• [What you will do]
Find how many lines in the material hold the word "this", then state that number and nothing more.

• [The input]
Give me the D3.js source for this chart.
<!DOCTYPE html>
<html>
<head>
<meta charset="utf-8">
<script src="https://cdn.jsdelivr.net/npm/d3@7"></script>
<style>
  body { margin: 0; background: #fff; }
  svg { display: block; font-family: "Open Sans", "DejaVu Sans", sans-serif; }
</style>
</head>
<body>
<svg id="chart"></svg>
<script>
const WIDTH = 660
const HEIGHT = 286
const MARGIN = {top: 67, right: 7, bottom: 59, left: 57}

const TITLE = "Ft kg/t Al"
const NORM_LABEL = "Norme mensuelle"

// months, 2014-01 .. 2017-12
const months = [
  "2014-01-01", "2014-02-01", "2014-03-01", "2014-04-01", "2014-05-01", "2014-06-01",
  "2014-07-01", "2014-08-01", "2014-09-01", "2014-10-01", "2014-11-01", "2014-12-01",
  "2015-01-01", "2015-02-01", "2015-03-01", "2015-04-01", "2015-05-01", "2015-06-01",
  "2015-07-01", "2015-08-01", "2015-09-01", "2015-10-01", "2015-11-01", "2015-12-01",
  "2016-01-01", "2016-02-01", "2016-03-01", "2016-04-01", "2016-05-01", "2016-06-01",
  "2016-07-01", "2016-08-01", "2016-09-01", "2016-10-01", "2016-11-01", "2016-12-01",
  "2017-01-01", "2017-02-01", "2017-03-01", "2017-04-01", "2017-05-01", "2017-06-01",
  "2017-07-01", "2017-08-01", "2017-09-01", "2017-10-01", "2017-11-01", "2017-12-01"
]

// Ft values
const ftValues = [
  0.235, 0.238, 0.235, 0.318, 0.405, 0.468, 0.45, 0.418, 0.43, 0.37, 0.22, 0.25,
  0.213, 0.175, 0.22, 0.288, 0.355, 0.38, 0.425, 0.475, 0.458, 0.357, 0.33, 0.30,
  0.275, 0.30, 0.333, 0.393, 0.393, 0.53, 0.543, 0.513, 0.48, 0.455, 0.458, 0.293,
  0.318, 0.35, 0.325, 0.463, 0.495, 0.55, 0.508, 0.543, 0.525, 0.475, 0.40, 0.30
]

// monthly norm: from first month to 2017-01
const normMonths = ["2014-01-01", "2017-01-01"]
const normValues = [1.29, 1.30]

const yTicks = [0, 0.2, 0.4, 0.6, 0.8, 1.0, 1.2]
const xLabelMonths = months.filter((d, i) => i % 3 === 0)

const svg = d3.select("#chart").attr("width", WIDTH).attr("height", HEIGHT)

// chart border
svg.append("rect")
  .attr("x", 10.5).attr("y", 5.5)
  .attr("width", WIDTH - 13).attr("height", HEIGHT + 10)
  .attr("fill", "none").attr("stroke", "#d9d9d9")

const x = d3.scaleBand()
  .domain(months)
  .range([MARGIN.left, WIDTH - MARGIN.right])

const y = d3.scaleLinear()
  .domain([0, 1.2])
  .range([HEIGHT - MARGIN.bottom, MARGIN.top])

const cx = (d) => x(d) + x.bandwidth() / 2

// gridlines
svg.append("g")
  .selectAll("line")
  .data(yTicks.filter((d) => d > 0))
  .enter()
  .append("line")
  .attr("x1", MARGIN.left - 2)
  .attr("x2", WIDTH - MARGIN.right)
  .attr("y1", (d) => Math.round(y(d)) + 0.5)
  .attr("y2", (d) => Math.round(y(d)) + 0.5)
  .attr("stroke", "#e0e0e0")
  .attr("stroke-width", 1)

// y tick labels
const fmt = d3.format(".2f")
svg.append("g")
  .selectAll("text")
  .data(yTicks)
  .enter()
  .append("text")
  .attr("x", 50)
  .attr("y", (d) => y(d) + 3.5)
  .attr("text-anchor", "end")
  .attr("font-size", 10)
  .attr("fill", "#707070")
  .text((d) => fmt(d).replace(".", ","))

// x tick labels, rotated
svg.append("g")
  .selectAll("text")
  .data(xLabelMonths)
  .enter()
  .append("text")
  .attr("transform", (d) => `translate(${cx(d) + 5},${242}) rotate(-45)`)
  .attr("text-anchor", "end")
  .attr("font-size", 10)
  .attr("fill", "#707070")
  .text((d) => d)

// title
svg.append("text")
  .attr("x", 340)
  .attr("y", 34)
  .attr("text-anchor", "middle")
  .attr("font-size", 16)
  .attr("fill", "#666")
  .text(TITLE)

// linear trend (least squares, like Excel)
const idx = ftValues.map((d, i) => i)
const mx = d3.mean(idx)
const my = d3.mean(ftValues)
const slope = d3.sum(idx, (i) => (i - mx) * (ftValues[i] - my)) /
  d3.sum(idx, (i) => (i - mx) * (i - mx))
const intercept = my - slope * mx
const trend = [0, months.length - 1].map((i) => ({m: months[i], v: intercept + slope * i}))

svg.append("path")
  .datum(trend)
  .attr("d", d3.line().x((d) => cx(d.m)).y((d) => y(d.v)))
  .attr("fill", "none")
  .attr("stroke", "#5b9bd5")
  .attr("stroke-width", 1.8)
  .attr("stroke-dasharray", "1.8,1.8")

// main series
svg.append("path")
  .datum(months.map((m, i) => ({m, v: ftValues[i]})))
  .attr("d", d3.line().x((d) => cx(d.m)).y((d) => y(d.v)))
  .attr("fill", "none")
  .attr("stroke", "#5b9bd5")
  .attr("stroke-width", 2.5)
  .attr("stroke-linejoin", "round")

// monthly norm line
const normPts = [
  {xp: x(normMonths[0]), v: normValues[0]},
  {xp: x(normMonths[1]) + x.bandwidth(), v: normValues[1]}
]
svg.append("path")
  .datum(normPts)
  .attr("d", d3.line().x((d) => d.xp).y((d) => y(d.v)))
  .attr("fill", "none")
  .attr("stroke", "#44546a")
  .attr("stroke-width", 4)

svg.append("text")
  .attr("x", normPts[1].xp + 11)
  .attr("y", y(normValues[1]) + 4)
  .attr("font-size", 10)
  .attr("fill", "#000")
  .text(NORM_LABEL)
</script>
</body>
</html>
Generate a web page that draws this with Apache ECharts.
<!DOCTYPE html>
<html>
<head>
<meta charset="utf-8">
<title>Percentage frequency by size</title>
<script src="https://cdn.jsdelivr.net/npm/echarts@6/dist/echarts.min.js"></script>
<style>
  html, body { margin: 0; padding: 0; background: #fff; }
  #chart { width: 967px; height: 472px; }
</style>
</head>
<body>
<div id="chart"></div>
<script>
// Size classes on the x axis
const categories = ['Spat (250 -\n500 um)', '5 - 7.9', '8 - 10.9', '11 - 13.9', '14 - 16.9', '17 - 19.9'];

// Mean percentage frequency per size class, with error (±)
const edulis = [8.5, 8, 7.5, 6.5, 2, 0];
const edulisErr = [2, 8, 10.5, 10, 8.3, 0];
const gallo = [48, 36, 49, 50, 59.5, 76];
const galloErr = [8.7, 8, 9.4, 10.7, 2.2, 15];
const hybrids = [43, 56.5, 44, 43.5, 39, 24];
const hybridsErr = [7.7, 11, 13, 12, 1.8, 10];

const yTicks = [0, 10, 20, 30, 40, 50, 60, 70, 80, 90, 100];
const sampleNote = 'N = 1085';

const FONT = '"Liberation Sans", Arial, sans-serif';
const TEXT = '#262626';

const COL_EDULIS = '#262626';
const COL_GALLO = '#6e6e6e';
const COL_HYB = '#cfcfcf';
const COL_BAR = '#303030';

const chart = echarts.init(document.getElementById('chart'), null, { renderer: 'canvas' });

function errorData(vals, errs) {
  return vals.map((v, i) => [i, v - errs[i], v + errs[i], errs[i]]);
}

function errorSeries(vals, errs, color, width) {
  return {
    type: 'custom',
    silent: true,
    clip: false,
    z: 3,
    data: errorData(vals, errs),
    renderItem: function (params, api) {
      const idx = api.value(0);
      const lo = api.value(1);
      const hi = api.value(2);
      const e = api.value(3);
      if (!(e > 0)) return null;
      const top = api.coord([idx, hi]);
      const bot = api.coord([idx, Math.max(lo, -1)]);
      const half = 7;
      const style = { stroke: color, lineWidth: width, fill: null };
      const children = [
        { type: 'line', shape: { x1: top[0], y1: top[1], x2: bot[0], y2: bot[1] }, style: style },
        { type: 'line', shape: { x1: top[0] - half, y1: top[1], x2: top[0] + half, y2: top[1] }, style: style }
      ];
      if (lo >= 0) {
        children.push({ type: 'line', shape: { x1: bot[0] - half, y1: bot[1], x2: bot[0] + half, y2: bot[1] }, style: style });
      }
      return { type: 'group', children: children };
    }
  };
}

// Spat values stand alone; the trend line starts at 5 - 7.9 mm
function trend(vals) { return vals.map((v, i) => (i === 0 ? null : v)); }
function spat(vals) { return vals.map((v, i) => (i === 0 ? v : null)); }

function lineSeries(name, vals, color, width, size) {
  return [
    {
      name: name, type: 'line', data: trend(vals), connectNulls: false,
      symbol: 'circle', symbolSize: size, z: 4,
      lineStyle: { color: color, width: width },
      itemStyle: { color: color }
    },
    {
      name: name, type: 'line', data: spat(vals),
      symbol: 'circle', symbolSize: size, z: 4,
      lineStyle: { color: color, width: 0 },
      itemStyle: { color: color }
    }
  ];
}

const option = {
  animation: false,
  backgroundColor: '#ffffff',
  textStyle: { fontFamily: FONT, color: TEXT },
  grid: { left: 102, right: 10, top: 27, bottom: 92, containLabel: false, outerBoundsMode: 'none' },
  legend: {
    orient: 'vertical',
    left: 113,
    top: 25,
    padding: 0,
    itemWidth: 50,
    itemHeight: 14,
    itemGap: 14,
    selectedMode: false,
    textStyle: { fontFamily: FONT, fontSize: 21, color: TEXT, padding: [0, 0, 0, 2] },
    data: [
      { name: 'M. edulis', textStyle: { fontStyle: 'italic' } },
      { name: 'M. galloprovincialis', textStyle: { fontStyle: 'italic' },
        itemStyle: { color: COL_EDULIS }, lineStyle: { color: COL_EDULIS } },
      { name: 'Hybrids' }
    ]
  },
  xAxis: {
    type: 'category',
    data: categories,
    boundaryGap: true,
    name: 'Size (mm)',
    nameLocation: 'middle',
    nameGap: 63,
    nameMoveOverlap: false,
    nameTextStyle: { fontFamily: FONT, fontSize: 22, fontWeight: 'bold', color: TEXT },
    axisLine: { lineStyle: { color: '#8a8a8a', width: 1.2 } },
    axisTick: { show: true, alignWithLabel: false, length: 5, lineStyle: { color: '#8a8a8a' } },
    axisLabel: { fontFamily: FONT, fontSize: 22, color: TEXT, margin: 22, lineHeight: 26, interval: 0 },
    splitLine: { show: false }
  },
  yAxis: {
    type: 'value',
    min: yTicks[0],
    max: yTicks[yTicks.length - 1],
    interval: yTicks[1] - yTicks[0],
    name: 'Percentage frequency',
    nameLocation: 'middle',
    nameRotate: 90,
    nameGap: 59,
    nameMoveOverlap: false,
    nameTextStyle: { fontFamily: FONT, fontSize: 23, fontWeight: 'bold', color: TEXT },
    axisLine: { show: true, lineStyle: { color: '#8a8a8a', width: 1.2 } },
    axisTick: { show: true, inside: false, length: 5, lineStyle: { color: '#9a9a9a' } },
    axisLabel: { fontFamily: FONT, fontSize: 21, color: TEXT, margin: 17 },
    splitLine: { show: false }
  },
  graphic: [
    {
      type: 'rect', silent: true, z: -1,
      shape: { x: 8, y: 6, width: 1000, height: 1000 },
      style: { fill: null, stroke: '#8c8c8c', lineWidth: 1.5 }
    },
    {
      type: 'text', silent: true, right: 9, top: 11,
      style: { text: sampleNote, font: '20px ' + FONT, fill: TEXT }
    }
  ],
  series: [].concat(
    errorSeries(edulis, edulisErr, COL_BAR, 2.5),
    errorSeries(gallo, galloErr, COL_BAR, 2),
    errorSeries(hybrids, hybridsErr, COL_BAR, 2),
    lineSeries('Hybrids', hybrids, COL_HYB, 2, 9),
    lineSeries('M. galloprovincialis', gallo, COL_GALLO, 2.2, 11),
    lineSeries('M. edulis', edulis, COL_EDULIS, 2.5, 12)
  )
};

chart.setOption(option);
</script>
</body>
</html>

• [Response]
2